July 22, 2021

This Month in Herreshoff History: “Yachting in the Nineteen Hundreds”

L. Francis Herreshoff recounts a childhood on the water in this 1948 article from Rudder Magazine

L. Francis Herreshoff in kelp finery on Block Island during a family vacation, August 1904; HMM photo archive

An uninspiring title reveals nothing of this article's considerable charm. It is an amusing piece by Captain Nat's fourth son, L. Francis Herreshoff, detailing his childhood memories of spending time on the water in the waning years of the Gilded Age. L. Francis was born in 1890, and in this article he recounts watching great yachting events from large steamers, racing pond yachts in the cow pasture pond in Bristol, and one particularly memorable overnight to Newport with a friend to ogle the New York Yacht Club fleet circa 1906. It evokes a very particular moment in time: L. Francis describes walking down Belmont barefooted, for example, as horse-drawn carriages and cars alike pass by. What a time to be a kid with access to boats and some measure of freedom!

"My first command was a nine foot sailing skiff which, like most of my clothes, had been handed down to me from an older brother who had outgrown her, but she was a dear little ship and had been designed by the same man who designed he cup defender Columbia, and if J.P. Morgan was proud to be part owner of the Columbia I was as proud to be the full owner of that skiff. I remember very well the first day I sailed in her alone. It was under th elee of a very small island where the water was shallow, and as I sailed back and forth over the eel grass her speed seemed to me to be terrific and I have never had such a thrill since. She was a wet little boat though and the harbor where we lived was generally choppy, so that we usually had to sit in the water she had shipped and came home as wet as if we had been in swimming..."
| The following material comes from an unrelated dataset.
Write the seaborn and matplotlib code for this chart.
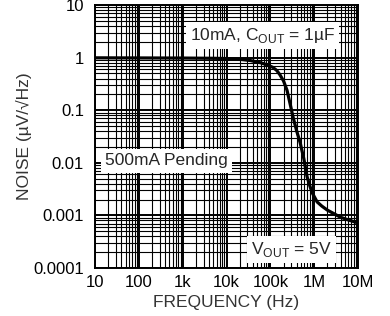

Captain Nat's six children ca. 1900, from left to right: Agnes Müller (1884-1965), Clarence DeWolf (1895-1983), A. Sidney DeWolf (1886-1977), Nathanael G. Jr. (1888-1926), L. Francis (1890-1972), and A. Griswold (1889-1986); HMM photo archive
The cover of A. Sidney DeWolf Herreshoff's annotated first edition copy of his younger brother's book, inscribed to him by L. Francis; access courtesy the Halsey C. Herreshoff Collection

L. Francis Herreshoff (1890-1972) was a prolific writer and designer, often contributing multiple articles to any given issue of Rudder during his tenure writing for the magazine. Many of his writing projects for Rudder were long-running or serialized pieces that were later collected and published as books, including "The Compleat Cruiser," "Sensible Cruising Designs," and "The Common Sense of Yacht Design." There was also a series of articles detailing Captain Nat's life and HMCo.'s operations that eventually became "The Wizard of Bristol," the definitive biography of his father, Nathanael Greene Herreshoff. The "Wizard of Bristol" ran in 28 issues of Rudder from January 1949 through April of 1951, and it took another two years to publish the final bound volume. Its final preparation and publication coincided with the family decision to sell Captain Nat's home, Love Rocks - the home L. Francis had grown up in - after the death of Captain Nat's widow in 1950. At the same time L. Francis was working on the final version of this manuscript, his elder brother, A. Sidney DeWolf Herreshoff, was taking on the task of moving and preserving the collection of family artifacts from Love Rocks - most particularly, the hundreds of half models and thousands of artifacts that remained in Captain Nat's original model room and workshop in the family home. In a letter to A. Sidney dated January 4, 1954 (now archived with the first edition copy pictured above), L. Francis thanked his elder brother for his favorable review of the just-released biography, as well as for A. Sidney's ongoing efforts to preserve these artifacts in Bristol prior to the sale of the house.

Today, the hundreds of models and thousands of artifacts are housed in the Nathanael Greene Herreshoff Model Room & Workshop at the Herreshoff Marine Museum - and the Wizard of Bristol now exists in a digitally annotated form, thanks again to the creators behind the Herreshoff Catalogue Raisonné. These two brothers, each in their own way, made critical contributions to the preservation of the HMCo. legacy. The fact that public interest in all of these elements continues, undiminished, some 75 years later is remarkable. That we are even now pursuing new means of making connections to other collections and accessing them digitally stands as testament to both brothers' efforts and the strength of that legacy.